São Sebastião cria aterro com tecnologia alemã
SÃO SEBASTIÃO – A poucos metros do asfalto da BR-101, na margem oposta à
Praia da Baleia, fica o aterro de São Sebastião. São 40 mil metros quadrados
que recebem diariamente 200 toneladas de lixo de 36 praias. Tanta sujeira
que em pouco mais de 2 anos o espaço já seria pequeno para os resíduos
sólidos dos 62 mil habitantes fixos e 200 mil nas temporadas. Mas o
município ganhou um tempo extra. Um novo projeto já triplicou a vida útil do
local e promete expansão maior.
Criado em 1985 como lixão, com os resíduos dispostos a céu aberto e
catadores disputando o espaço com as máquinas, o local foi motivo de
inúmeras brigas com os moradores e veranistas porque exalava mau cheiro e
poluía duas praias da região. Nos dias chuvosos, o chorume contaminava o Rio
Saí e seguia até o mar.

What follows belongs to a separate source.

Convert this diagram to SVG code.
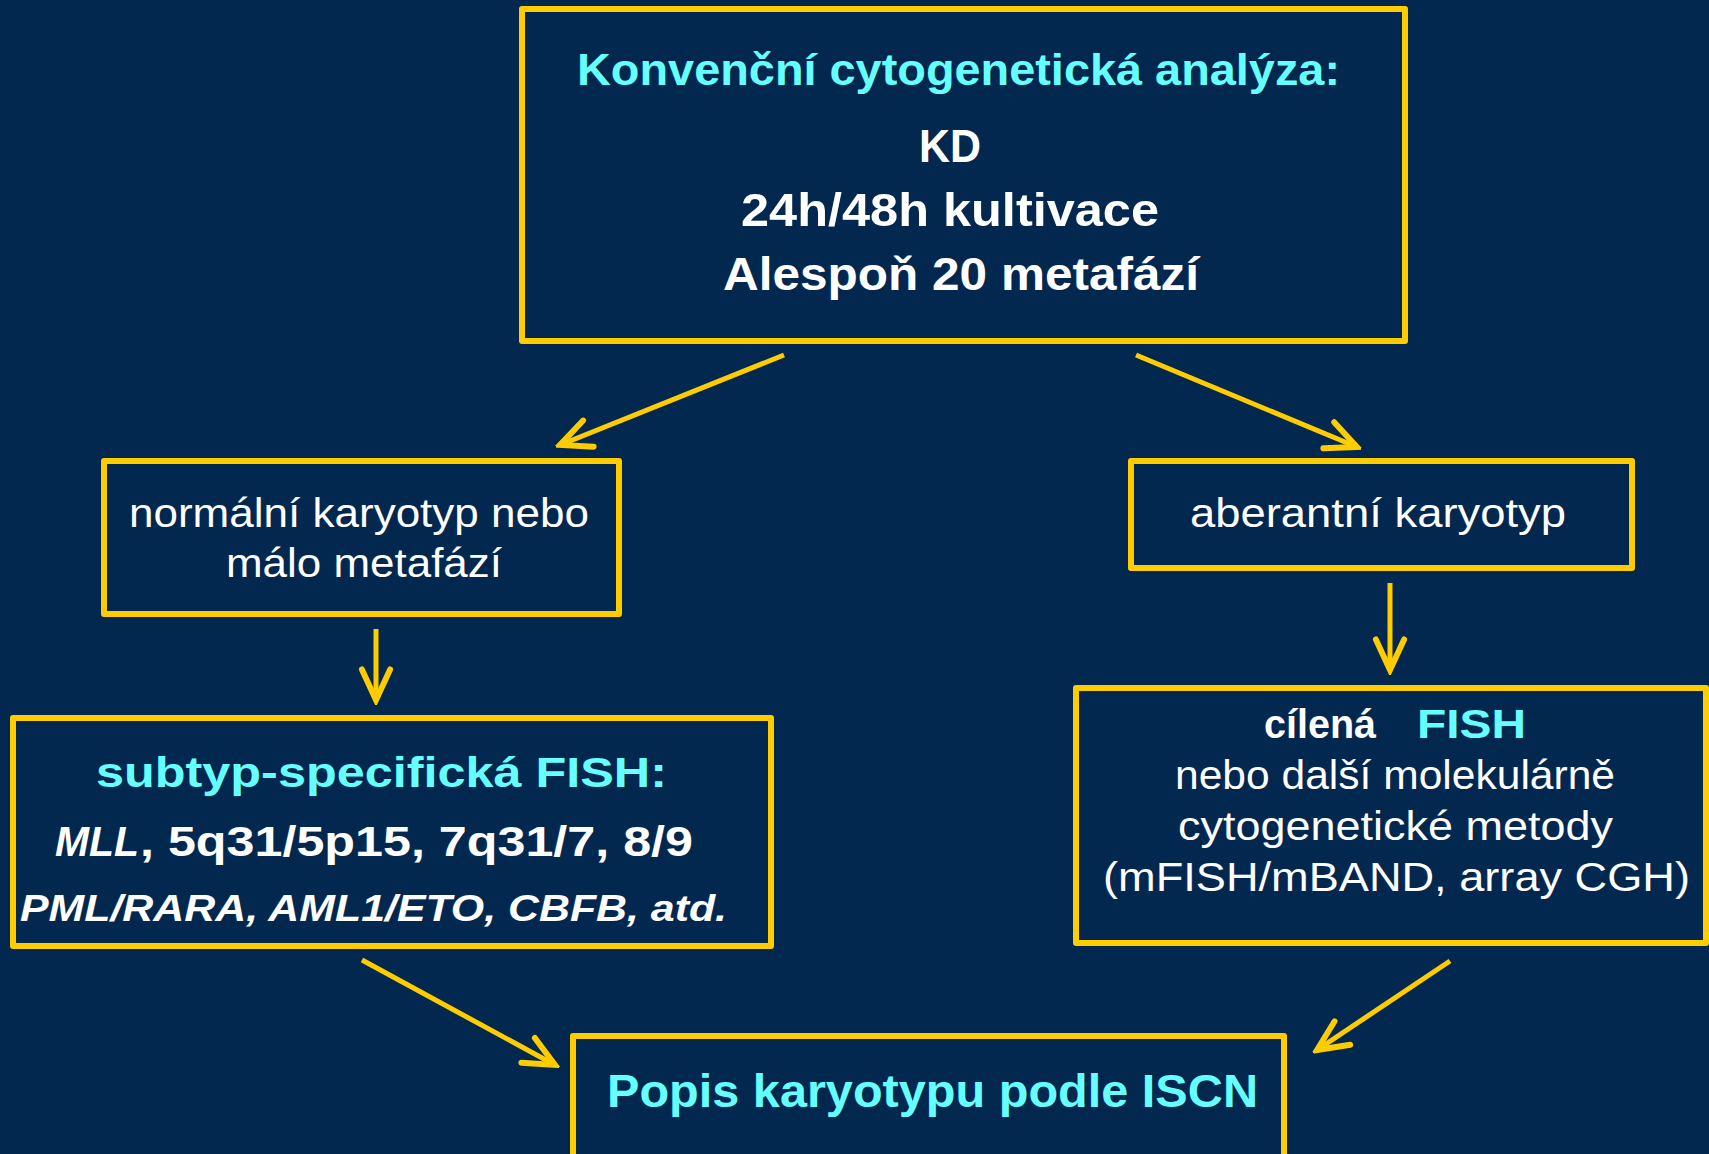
<svg xmlns="http://www.w3.org/2000/svg" width="1709" height="1154" viewBox="0 0 1709 1154">
<defs>
<style>
.box{fill:none;stroke:#FFCC00;stroke-width:6;stroke-linejoin:round}
.t{font-family:"Liberation Sans",Arial,sans-serif;fill:#FFFFFF}
.b{font-weight:bold}
.i{font-style:italic}
.c{fill:#66FFFF}
.con{stroke:#FFCC00;stroke-width:5;fill:none}
</style>
<marker id="ah" markerUnits="userSpaceOnUse" markerWidth="40" markerHeight="40" viewBox="-30 -15 34 30" refX="0" refY="0" orient="auto">
<polyline points="-26,-12 0,0 -26,12" fill="none" stroke="#FFCC00" stroke-width="5" stroke-linecap="round" stroke-linejoin="miter"/>
</marker>
</defs>
<rect width="1709" height="1154" fill="#03284F"/>
<g id="connectors">
<line class="con" x1="784" y1="355" x2="560" y2="445" marker-end="url(#ah)"/>
<line class="con" x1="1136" y1="355" x2="1357" y2="447" marker-end="url(#ah)"/>
<line class="con" x1="376" y1="629" x2="376" y2="700" marker-end="url(#ah)"/>
<line class="con" x1="1390" y1="583" x2="1390" y2="670" marker-end="url(#ah)"/>
<line class="con" x1="362" y1="960" x2="555" y2="1065" marker-end="url(#ah)"/>
<line class="con" x1="1450" y1="961" x2="1317" y2="1050" marker-end="url(#ah)"/>
</g>
<g id="node-top">
<rect class="box" x="522" y="9" width="883" height="332"/>
<text class="t b c" x="577" y="85" font-size="44" textLength="763" lengthAdjust="spacingAndGlyphs">Konvenční cytogenetická analýza:</text>
<text class="t b" x="919" y="162" font-size="46" textLength="62" lengthAdjust="spacingAndGlyphs">KD</text>
<text class="t b" x="741" y="226" font-size="46" textLength="418" lengthAdjust="spacingAndGlyphs">24h/48h kultivace</text>
<text class="t b" x="723" y="290" font-size="46" textLength="476" lengthAdjust="spacingAndGlyphs">Alespoň 20 metafází</text>
</g>
<g id="node-normal">
<rect class="box" x="104" y="461" width="515" height="153"/>
<text class="t" x="129" y="527" font-size="40" textLength="460" lengthAdjust="spacingAndGlyphs">normální karyotyp nebo</text>
<text class="t" x="226" y="577" font-size="40" textLength="276" lengthAdjust="spacingAndGlyphs">málo metafází</text>
</g>
<g id="node-aberant">
<rect class="box" x="1131" y="461" width="501" height="107"/>
<text class="t" x="1190" y="527" font-size="40" textLength="376" lengthAdjust="spacingAndGlyphs">aberantní karyotyp</text>
</g>
<g id="node-subtyp">
<rect class="box" x="13" y="718" width="758" height="228"/>
<text class="t b c" x="96" y="787" font-size="42" textLength="571" lengthAdjust="spacingAndGlyphs">subtyp-specifická FISH:</text>
<text class="t b" y="856" font-size="42"><tspan class="i" x="55" textLength="84" lengthAdjust="spacingAndGlyphs">MLL</tspan><tspan x="140" textLength="553" lengthAdjust="spacingAndGlyphs">, 5q31/5p15, 7q31/7, 8/9</tspan></text>
<text class="t b i" x="20" y="921" font-size="37" textLength="707" lengthAdjust="spacingAndGlyphs">PML/RARA, AML1/ETO, CBFB, atd.</text>
</g>
<g id="node-cilena">
<rect class="box" x="1076" y="688" width="630" height="255"/>
<text class="t b" y="738" font-size="40"><tspan x="1264" textLength="112" lengthAdjust="spacingAndGlyphs">cílená</tspan><tspan class="c" x="1417" textLength="109" lengthAdjust="spacingAndGlyphs">FISH</tspan></text>
<text class="t" x="1175" y="789" font-size="40" textLength="440" lengthAdjust="spacingAndGlyphs">nebo další molekulárně</text>
<text class="t" x="1178" y="840" font-size="40" textLength="435" lengthAdjust="spacingAndGlyphs">cytogenetické metody</text>
<text class="t" x="1103" y="891" font-size="40" textLength="587" lengthAdjust="spacingAndGlyphs">(mFISH/mBAND, array CGH)</text>
</g>
<g id="node-iscn">
<rect class="box" x="573" y="1036" width="711" height="140"/>
<text class="t b c" x="607" y="1107" font-size="46" textLength="651" lengthAdjust="spacingAndGlyphs">Popis karyotypu podle ISCN</text>
</g>
</svg>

Para muitos, a solução seria remover o aterro de lá.
Iniciado na administração anterior, o projeto de São Sebastião foi mantido
no local. Mas inovou na tecnologia de cuidar do lixo. Os primeiros
resultados já podem ser vistos por quem – sim, há pessoas que fazem isso –
visita o aterro. Os urubus já procuram outras áreas.
A tecnologia é estrangeira. Em parceria com uma agência do governo alemão, a
GTZ, São Sebastião importa a técnica da empresa também alemã Faber. No
sistema – tratamento mecânico-biológico – caminhões especiais rasgam os
sacos de lixo para tornar a sujeira mais homogênea. A matéria é então
recoberta com 30 centímetros de cascas de árvores, o que afasta urubus e
acelera a degradação. Num aterro convencional, a decomposição leva 20 anos;
neste, 9 meses. Depois, o lixo é compactado e levado ao destino final.
“Se você não sente o cheiro e não vê o lixo, então não é um aterro”, diz o
secretário de Obras e Meio Ambiente, Wander Augusto. “Neste verão, teremos
uma prova de fogo. Nossa meta é chegar a 100% de lixo tratado.” Este mês,
São Sebastião recebeu o Prêmio Quality Brasil por causa do projeto do
aterro, que será adotado por Santo André e Blumenau.
“Ninguém quer um lixão perto de casa. O local não é 100% adequado, mas
melhorou. Nesta época, o cheiro atingia toda a praia”, diz Anderson Poio, de
21 anos, diretor da Sociedade Amigos da Barra do Saí.